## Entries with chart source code
╔══

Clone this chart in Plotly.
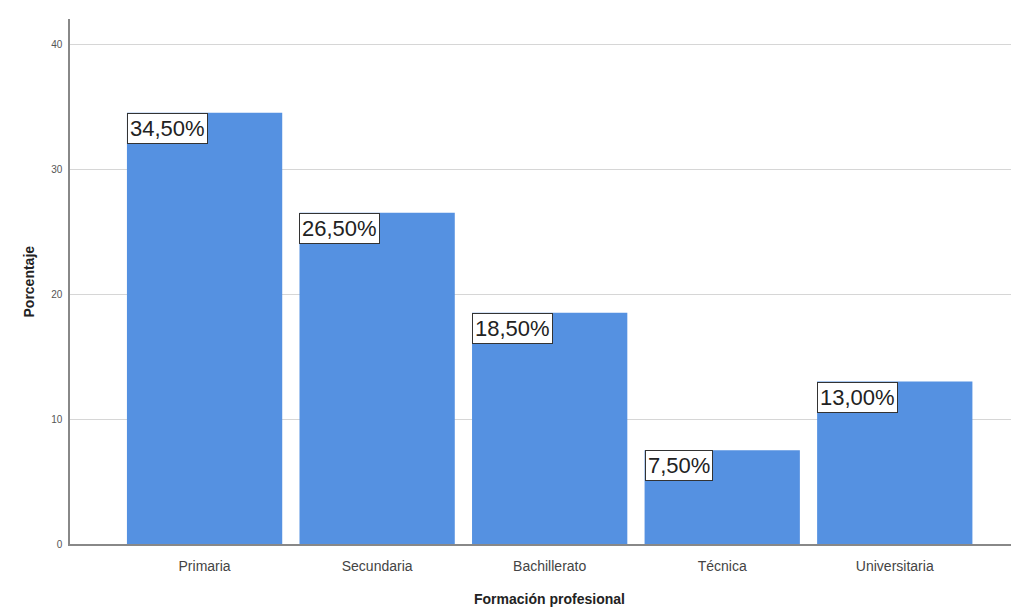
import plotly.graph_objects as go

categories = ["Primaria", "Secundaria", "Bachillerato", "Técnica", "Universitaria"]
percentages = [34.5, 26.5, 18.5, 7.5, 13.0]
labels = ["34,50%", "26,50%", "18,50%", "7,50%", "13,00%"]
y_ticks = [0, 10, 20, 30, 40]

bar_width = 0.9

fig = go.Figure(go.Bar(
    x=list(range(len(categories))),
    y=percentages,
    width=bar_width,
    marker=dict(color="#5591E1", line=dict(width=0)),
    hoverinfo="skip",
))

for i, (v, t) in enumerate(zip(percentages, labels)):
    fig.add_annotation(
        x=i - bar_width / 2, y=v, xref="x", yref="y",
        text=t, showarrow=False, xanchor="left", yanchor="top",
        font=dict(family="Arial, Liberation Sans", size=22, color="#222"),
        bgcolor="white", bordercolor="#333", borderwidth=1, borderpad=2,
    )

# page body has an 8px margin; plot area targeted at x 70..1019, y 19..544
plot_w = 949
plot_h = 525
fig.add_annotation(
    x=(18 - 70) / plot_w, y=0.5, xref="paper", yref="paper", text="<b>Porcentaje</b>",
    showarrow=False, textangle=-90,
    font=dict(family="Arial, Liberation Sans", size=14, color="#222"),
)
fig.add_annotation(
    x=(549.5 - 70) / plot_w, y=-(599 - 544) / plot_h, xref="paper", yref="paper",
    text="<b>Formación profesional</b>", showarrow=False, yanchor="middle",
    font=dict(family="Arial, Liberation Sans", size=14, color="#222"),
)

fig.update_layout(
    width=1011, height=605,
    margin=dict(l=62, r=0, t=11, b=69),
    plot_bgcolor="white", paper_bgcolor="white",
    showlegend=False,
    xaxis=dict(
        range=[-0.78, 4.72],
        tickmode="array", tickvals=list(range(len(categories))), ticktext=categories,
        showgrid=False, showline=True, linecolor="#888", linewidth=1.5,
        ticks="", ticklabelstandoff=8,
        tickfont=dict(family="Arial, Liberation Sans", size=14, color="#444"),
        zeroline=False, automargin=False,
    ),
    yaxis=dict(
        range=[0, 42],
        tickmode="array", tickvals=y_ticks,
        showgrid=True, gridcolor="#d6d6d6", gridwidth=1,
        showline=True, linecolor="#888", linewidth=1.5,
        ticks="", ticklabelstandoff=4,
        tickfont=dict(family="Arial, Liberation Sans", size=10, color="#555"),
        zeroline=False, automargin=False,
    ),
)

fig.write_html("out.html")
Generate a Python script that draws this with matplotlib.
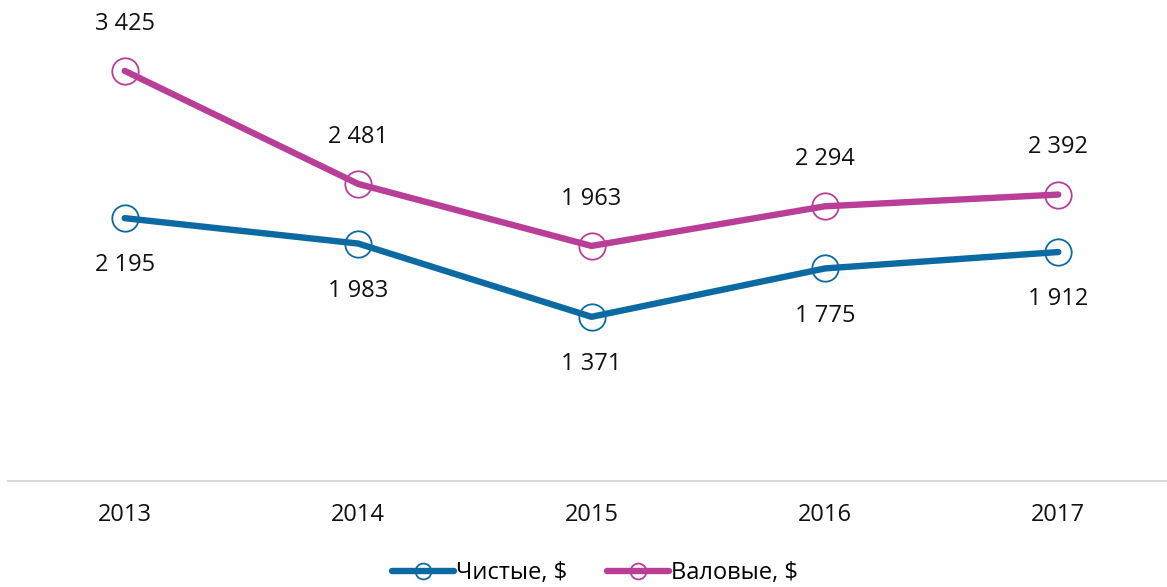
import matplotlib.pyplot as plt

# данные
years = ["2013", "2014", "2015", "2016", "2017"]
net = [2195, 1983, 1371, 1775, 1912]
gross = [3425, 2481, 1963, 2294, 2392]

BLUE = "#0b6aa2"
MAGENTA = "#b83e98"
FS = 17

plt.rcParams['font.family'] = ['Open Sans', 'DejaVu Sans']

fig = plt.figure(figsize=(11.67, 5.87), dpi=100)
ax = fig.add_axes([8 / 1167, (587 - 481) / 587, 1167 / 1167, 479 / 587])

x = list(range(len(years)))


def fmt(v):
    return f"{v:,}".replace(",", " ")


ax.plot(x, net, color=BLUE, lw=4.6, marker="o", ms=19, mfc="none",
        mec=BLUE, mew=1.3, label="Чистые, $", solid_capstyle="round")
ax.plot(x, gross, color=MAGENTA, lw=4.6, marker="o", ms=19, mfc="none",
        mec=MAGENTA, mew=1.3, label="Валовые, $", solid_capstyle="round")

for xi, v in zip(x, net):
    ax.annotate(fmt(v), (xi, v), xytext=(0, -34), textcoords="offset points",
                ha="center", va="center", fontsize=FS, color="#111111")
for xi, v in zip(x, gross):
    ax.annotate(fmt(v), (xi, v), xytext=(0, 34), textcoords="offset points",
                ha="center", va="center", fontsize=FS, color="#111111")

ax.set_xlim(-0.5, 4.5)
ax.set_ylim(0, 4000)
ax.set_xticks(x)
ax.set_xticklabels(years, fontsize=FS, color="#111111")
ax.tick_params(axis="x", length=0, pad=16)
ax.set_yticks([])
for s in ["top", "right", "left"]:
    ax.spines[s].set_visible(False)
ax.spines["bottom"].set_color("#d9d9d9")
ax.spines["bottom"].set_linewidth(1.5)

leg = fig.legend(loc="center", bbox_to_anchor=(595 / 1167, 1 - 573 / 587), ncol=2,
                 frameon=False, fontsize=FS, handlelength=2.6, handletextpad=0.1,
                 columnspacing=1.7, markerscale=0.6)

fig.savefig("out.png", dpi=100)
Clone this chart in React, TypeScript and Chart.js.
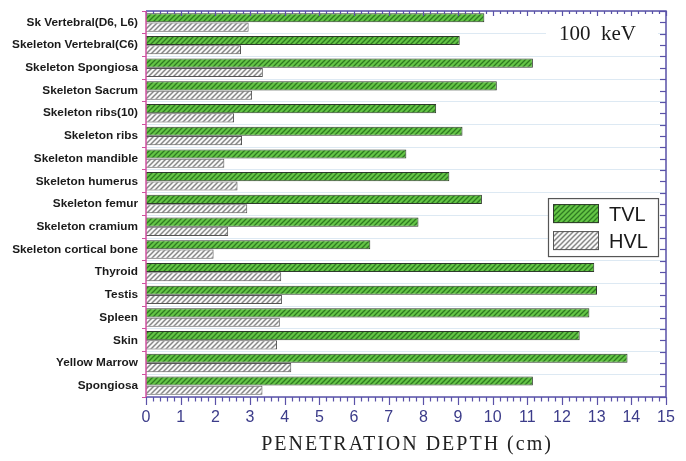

╚══

## Exercise instructions
Nothing but the lines from the one holding "Generate a Python" through the last line of the entries should be written out, exactly and inclusively, minus the pictures.

## Answer in full
Generate a Python script that draws this with matplotlib.
import matplotlib.pyplot as plt

# данные
years = ["2013", "2014", "2015", "2016", "2017"]
net = [2195, 1983, 1371, 1775, 1912]
gross = [3425, 2481, 1963, 2294, 2392]

BLUE = "#0b6aa2"
MAGENTA = "#b83e98"
FS = 17

plt.rcParams['font.family'] = ['Open Sans', 'DejaVu Sans']

fig = plt.figure(figsize=(11.67, 5.87), dpi=100)
ax = fig.add_axes([8 / 1167, (587 - 481) / 587, 1167 / 1167, 479 / 587])

x = list(range(len(years)))


def fmt(v):
    return f"{v:,}".replace(",", " ")


ax.plot(x, net, color=BLUE, lw=4.6, marker="o", ms=19, mfc="none",
        mec=BLUE, mew=1.3, label="Чистые, $", solid_capstyle="round")
ax.plot(x, gross, color=MAGENTA, lw=4.6, marker="o", ms=19, mfc="none",
        mec=MAGENTA, mew=1.3, label="Валовые, $", solid_capstyle="round")

for xi, v in zip(x, net):
    ax.annotate(fmt(v), (xi, v), xytext=(0, -34), textcoords="offset points",
                ha="center", va="center", fontsize=FS, color="#111111")
for xi, v in zip(x, gross):
    ax.annotate(fmt(v), (xi, v), xytext=(0, 34), textcoords="offset points",
                ha="center", va="center", fontsize=FS, color="#111111")

ax.set_xlim(-0.5, 4.5)
ax.set_ylim(0, 4000)
ax.set_xticks(x)
ax.set_xticklabels(years, fontsize=FS, color="#111111")
ax.tick_params(axis="x", length=0, pad=16)
ax.set_yticks([])
for s in ["top", "right", "left"]:
    ax.spines[s].set_visible(False)
ax.spines["bottom"].set_color("#d9d9d9")
ax.spines["bottom"].set_linewidth(1.5)

leg = fig.legend(loc="center", bbox_to_anchor=(595 / 1167, 1 - 573 / 587), ncol=2,
                 frameon=False, fontsize=FS, handlelength=2.6, handletextpad=0.1,
                 columnspacing=1.7, markerscale=0.6)

fig.savefig("out.png", dpi=100)
Clone this chart in React, TypeScript and Chart.js.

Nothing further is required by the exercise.